• Data section:
──────

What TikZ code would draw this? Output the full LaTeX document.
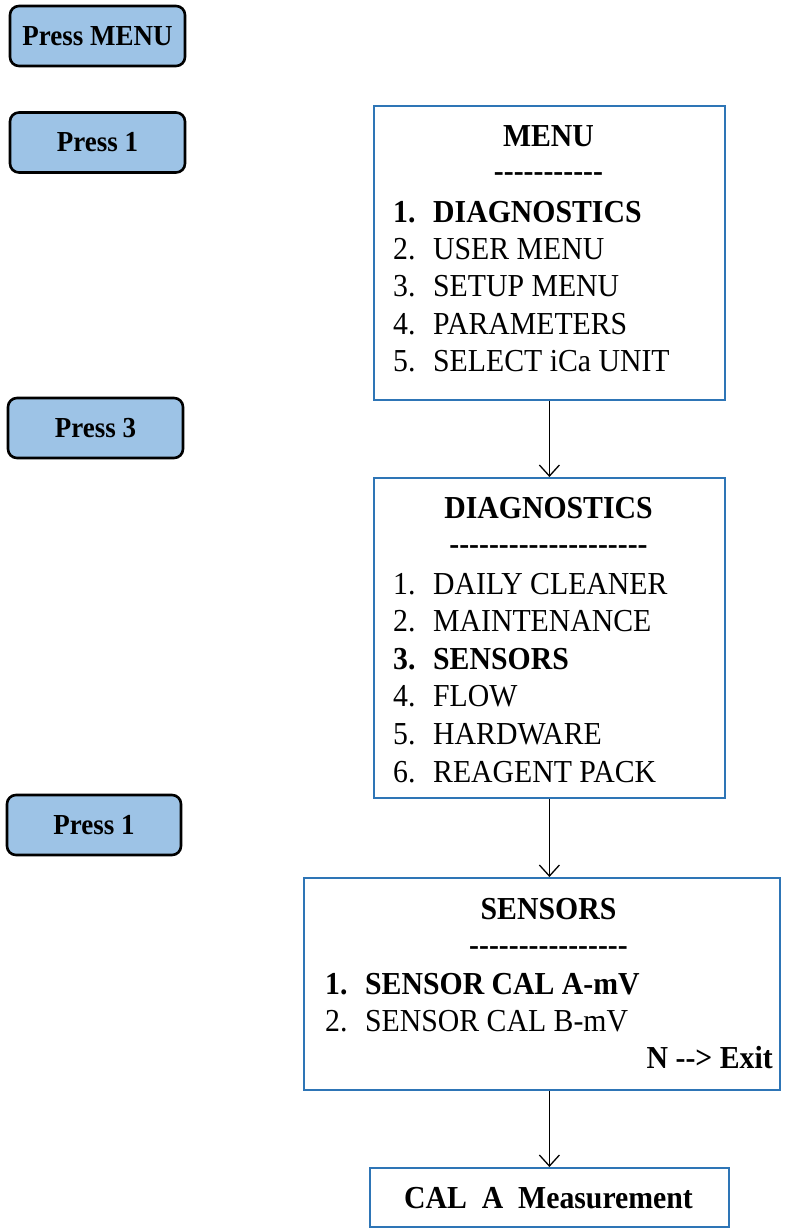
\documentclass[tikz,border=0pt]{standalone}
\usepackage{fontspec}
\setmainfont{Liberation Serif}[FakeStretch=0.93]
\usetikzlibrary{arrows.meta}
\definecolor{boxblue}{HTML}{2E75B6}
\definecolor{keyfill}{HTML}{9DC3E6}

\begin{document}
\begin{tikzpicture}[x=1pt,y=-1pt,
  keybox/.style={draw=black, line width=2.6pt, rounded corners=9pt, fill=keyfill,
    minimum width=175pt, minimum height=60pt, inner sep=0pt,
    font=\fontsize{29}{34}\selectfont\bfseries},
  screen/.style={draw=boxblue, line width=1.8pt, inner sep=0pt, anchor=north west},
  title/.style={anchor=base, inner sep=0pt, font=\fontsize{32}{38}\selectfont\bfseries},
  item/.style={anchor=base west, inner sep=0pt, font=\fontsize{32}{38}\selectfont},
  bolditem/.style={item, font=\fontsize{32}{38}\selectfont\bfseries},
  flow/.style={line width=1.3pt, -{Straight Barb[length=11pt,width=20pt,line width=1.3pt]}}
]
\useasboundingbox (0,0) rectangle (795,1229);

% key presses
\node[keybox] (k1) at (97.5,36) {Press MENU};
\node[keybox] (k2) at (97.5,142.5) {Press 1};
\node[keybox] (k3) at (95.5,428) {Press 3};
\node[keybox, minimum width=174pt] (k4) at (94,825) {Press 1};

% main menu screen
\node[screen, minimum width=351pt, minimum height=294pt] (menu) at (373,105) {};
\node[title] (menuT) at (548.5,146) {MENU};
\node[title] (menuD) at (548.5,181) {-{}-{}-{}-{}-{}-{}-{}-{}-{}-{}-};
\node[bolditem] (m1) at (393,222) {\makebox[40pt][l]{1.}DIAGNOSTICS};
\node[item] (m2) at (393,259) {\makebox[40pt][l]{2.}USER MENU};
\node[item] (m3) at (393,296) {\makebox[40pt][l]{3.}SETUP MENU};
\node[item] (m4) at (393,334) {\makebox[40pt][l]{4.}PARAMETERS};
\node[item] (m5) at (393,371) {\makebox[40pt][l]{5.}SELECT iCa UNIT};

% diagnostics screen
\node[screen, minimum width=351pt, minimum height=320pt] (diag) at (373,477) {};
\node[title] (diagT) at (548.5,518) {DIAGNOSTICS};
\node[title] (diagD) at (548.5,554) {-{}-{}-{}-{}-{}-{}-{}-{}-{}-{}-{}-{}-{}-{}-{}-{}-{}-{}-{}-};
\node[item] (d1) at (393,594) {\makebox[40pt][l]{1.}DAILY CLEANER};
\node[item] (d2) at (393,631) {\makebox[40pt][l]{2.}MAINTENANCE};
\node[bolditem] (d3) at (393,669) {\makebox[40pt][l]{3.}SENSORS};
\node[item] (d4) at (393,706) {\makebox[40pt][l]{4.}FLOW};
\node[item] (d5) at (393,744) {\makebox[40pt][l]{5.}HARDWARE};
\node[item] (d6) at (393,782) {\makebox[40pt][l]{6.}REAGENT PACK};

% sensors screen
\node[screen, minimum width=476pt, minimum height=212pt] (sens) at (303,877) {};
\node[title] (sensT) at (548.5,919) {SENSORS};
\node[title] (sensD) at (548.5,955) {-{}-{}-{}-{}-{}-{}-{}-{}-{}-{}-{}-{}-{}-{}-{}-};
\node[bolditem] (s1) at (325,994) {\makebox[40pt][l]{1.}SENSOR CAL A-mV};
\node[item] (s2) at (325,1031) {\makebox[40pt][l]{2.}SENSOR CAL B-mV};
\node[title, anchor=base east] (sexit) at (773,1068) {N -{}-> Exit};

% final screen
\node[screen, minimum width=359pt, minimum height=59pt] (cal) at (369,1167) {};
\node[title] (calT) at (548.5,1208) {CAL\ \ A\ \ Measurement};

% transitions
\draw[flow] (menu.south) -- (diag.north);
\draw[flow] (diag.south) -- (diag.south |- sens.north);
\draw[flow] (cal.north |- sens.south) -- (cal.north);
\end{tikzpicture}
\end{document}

──────

• What the task asks:
From the first line of the listing above, repeat every line through the one holding "(0,0) rectangle (795,1229);". Both ends count, and pictures stay out.

• In response:
What TikZ code would draw this? Output the full LaTeX document.
\documentclass[tikz,border=0pt]{standalone}
\usepackage{fontspec}
\setmainfont{Liberation Serif}[FakeStretch=0.93]
\usetikzlibrary{arrows.meta}
\definecolor{boxblue}{HTML}{2E75B6}
\definecolor{keyfill}{HTML}{9DC3E6}

\begin{document}
\begin{tikzpicture}[x=1pt,y=-1pt,
  keybox/.style={draw=black, line width=2.6pt, rounded corners=9pt, fill=keyfill,
    minimum width=175pt, minimum height=60pt, inner sep=0pt,
    font=\fontsize{29}{34}\selectfont\bfseries},
  screen/.style={draw=boxblue, line width=1.8pt, inner sep=0pt, anchor=north west},
  title/.style={anchor=base, inner sep=0pt, font=\fontsize{32}{38}\selectfont\bfseries},
  item/.style={anchor=base west, inner sep=0pt, font=\fontsize{32}{38}\selectfont},
  bolditem/.style={item, font=\fontsize{32}{38}\selectfont\bfseries},
  flow/.style={line width=1.3pt, -{Straight Barb[length=11pt,width=20pt,line width=1.3pt]}}
]
\useasboundingbox (0,0) rectangle (795,1229);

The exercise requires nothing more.